WHAT TO PRODUCE => Everything from the line containing "Convert this chart to Plotly code." down to the line containing "12.1, 8.3, 5.1, 3.0, 1.6, 0.95, 0.6, 0.3, 0.05, 0.0, 0.0]" is to be returned exactly; include both boundary lines and leave out all others.

DATA SHOWN =>
++++++

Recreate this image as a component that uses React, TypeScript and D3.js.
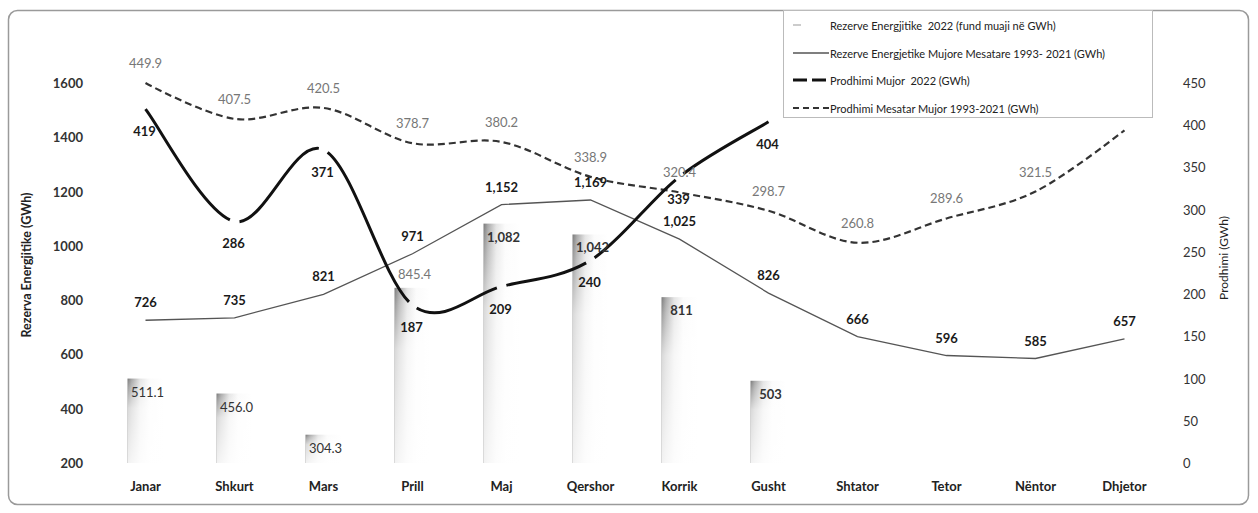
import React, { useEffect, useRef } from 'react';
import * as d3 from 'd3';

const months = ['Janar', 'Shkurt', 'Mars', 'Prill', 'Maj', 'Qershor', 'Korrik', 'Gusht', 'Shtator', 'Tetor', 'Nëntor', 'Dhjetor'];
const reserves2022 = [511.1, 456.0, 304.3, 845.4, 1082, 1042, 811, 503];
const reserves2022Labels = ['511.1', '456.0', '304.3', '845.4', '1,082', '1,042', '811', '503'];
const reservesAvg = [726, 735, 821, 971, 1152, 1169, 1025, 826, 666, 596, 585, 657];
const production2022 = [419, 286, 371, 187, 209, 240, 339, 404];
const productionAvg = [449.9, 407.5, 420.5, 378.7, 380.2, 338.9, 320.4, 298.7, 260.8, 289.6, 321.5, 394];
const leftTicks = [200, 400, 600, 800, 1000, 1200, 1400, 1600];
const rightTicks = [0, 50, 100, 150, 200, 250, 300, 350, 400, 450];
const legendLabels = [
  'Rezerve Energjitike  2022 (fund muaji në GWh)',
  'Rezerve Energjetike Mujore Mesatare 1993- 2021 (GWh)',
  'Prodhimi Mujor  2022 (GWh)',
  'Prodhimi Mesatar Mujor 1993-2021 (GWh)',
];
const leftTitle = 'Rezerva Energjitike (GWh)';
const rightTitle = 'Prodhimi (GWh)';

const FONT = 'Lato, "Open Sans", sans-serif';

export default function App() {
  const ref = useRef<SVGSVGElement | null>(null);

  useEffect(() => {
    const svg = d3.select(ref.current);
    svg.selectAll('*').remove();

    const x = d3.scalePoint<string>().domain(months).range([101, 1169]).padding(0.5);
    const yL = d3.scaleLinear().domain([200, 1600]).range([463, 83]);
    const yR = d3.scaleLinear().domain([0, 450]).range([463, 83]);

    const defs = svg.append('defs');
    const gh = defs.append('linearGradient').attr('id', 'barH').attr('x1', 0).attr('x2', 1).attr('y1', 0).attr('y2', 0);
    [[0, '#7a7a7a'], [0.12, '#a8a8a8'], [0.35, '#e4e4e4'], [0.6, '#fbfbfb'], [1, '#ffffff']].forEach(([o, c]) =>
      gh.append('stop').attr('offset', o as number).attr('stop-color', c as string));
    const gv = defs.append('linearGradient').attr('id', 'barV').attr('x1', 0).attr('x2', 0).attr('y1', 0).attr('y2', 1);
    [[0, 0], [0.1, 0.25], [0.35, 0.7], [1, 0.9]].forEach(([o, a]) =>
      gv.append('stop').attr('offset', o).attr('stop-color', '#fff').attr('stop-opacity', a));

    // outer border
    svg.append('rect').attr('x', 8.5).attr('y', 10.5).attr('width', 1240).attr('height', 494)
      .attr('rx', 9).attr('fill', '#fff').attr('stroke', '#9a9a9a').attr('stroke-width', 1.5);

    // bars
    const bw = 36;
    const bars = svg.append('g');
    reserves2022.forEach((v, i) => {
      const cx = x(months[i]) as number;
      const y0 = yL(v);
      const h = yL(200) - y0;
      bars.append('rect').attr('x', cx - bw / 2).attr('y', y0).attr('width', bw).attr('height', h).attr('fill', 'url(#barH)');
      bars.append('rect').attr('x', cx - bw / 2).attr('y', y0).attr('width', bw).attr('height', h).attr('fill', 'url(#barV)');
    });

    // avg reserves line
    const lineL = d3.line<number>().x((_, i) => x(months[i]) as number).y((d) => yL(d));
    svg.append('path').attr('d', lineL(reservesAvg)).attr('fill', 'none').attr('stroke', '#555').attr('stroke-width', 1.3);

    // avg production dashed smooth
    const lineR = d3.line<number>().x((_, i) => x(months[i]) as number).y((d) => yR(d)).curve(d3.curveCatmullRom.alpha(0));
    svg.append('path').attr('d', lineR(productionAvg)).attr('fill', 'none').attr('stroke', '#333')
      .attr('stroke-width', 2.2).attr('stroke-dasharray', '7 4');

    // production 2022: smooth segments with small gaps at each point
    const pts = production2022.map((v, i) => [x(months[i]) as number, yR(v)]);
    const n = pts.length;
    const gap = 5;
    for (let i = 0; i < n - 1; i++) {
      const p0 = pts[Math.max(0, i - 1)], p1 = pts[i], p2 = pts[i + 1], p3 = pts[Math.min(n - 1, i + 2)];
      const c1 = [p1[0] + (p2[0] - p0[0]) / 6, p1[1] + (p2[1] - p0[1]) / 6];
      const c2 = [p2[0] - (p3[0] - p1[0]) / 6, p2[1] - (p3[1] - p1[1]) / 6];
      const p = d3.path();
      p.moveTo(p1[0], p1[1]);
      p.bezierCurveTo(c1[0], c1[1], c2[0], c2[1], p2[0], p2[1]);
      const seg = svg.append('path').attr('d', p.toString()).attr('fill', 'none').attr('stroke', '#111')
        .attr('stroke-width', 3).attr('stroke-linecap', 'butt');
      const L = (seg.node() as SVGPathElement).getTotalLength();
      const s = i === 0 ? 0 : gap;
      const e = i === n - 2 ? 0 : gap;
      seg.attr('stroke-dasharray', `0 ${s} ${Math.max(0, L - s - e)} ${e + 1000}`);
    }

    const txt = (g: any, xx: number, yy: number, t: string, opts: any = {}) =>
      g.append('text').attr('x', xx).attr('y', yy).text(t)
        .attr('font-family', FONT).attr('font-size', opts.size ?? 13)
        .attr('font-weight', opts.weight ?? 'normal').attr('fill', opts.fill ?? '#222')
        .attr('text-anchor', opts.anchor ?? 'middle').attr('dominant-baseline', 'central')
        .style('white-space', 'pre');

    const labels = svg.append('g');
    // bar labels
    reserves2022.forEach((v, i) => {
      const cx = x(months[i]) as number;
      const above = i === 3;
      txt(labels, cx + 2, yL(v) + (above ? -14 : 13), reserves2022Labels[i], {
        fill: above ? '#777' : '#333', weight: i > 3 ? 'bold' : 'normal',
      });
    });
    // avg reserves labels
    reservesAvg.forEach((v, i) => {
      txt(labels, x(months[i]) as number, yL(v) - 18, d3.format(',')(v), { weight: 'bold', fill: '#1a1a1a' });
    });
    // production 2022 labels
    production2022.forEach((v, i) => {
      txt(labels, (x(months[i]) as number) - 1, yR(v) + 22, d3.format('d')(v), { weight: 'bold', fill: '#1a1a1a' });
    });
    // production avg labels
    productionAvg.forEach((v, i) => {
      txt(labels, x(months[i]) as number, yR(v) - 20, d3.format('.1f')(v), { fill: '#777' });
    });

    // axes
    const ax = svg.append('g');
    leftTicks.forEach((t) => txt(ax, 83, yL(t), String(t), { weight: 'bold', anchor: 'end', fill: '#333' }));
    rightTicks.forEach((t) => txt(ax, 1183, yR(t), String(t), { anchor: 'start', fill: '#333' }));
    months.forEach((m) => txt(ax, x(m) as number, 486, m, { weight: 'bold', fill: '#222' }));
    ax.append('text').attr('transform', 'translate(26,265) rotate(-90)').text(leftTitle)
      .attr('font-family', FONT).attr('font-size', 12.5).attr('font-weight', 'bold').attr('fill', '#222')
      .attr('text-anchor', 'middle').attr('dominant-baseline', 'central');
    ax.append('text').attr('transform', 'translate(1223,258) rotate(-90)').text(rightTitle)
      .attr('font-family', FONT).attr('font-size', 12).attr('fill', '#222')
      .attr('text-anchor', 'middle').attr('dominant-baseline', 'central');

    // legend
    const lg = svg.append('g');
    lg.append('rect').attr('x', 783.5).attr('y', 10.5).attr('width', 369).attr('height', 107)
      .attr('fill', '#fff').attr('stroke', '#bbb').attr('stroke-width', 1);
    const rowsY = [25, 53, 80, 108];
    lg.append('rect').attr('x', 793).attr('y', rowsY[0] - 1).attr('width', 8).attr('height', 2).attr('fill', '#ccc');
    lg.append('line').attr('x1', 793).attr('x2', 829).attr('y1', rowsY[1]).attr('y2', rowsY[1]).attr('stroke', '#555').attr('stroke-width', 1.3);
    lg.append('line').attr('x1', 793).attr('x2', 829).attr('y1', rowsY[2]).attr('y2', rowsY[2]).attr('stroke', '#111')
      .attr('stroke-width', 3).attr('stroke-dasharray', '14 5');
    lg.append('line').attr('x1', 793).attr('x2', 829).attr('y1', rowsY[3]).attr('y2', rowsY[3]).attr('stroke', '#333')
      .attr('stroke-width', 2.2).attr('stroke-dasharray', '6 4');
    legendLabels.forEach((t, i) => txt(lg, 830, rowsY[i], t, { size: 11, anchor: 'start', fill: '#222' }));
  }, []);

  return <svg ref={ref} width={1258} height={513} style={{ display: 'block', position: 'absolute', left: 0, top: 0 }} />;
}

++++++

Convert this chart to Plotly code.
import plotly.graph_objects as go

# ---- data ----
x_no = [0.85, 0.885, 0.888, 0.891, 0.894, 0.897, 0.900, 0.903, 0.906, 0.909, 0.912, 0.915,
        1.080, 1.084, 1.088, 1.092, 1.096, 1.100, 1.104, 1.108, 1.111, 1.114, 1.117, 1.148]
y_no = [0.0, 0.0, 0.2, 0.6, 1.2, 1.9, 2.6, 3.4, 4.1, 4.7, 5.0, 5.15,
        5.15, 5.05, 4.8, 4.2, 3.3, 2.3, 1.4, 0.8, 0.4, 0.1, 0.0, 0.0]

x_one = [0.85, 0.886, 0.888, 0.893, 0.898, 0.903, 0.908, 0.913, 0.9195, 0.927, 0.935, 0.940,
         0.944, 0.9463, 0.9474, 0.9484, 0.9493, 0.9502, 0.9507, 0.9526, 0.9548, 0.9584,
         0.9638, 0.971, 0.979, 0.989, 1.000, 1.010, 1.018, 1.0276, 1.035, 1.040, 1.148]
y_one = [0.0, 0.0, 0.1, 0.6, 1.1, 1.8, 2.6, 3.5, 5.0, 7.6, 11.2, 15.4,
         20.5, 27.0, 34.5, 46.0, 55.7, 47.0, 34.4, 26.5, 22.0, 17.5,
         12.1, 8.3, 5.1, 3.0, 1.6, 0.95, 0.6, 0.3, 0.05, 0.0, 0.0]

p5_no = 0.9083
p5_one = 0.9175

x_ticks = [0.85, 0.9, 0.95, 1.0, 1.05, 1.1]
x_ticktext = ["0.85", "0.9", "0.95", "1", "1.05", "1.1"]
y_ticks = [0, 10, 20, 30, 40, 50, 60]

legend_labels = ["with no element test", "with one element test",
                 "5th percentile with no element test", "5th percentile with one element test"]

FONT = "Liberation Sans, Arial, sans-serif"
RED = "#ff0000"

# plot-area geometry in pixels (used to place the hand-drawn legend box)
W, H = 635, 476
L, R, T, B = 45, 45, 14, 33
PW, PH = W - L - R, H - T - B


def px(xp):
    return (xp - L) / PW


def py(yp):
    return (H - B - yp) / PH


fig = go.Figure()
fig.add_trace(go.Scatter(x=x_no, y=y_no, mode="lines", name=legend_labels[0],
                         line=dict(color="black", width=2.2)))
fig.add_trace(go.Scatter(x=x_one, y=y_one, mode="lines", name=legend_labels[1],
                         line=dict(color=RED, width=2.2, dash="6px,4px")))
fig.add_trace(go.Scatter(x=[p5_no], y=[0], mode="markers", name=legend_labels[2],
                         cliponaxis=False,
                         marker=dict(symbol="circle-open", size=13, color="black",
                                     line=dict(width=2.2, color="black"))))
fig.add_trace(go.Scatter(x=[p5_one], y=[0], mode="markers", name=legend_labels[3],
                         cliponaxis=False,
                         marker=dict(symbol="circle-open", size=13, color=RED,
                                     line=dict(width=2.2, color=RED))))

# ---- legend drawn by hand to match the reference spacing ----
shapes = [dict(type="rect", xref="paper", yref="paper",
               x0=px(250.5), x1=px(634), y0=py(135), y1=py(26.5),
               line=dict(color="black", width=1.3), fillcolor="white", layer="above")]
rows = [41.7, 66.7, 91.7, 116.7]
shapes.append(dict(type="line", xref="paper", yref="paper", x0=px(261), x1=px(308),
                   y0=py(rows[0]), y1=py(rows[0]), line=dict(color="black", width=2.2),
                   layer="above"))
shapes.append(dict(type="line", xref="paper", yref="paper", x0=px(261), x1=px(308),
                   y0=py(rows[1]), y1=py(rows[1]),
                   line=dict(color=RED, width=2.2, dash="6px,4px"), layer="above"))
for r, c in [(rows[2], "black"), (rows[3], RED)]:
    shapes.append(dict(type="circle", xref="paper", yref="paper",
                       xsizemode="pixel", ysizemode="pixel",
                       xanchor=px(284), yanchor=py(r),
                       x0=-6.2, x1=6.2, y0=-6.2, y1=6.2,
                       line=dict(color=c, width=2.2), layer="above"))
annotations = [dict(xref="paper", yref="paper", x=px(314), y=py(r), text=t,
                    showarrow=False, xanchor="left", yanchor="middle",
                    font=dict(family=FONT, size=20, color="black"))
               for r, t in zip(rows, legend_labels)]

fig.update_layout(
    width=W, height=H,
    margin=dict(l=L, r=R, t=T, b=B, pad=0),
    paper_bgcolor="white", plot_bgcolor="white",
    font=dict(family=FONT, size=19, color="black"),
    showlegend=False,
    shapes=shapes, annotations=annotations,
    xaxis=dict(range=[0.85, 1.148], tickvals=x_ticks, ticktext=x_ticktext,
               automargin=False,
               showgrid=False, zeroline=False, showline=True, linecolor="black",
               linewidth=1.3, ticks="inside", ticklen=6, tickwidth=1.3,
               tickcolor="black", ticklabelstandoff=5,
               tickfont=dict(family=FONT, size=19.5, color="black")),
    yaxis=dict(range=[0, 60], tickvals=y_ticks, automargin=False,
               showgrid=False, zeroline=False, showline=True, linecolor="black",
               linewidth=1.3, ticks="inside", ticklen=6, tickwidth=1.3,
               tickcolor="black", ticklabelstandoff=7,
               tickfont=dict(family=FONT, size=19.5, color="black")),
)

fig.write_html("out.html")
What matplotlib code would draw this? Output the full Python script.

++++++

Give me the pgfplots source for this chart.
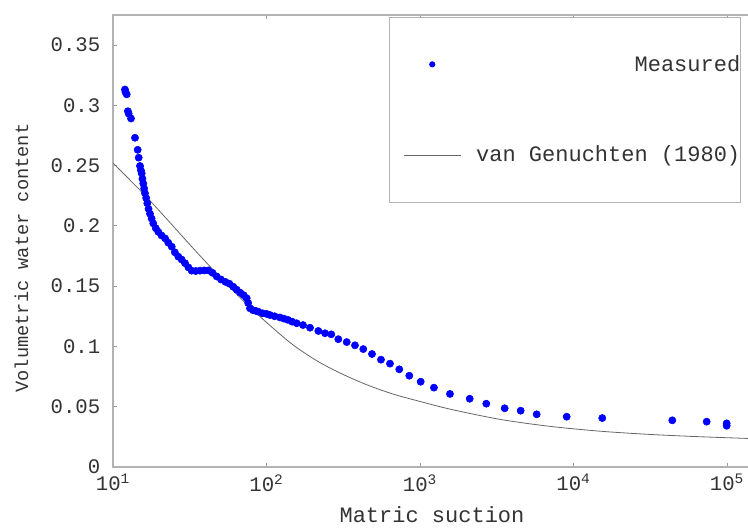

++++++

SOLUTION FOR THIS EXERCISE =>
Convert this chart to Plotly code.
import plotly.graph_objects as go

# ---- data ----
x_no = [0.85, 0.885, 0.888, 0.891, 0.894, 0.897, 0.900, 0.903, 0.906, 0.909, 0.912, 0.915,
        1.080, 1.084, 1.088, 1.092, 1.096, 1.100, 1.104, 1.108, 1.111, 1.114, 1.117, 1.148]
y_no = [0.0, 0.0, 0.2, 0.6, 1.2, 1.9, 2.6, 3.4, 4.1, 4.7, 5.0, 5.15,
        5.15, 5.05, 4.8, 4.2, 3.3, 2.3, 1.4, 0.8, 0.4, 0.1, 0.0, 0.0]

x_one = [0.85, 0.886, 0.888, 0.893, 0.898, 0.903, 0.908, 0.913, 0.9195, 0.927, 0.935, 0.940,
         0.944, 0.9463, 0.9474, 0.9484, 0.9493, 0.9502, 0.9507, 0.9526, 0.9548, 0.9584,
         0.9638, 0.971, 0.979, 0.989, 1.000, 1.010, 1.018, 1.0276, 1.035, 1.040, 1.148]
y_one = [0.0, 0.0, 0.1, 0.6, 1.1, 1.8, 2.6, 3.5, 5.0, 7.6, 11.2, 15.4,
         20.5, 27.0, 34.5, 46.0, 55.7, 47.0, 34.4, 26.5, 22.0, 17.5,
         12.1, 8.3, 5.1, 3.0, 1.6, 0.95, 0.6, 0.3, 0.05, 0.0, 0.0]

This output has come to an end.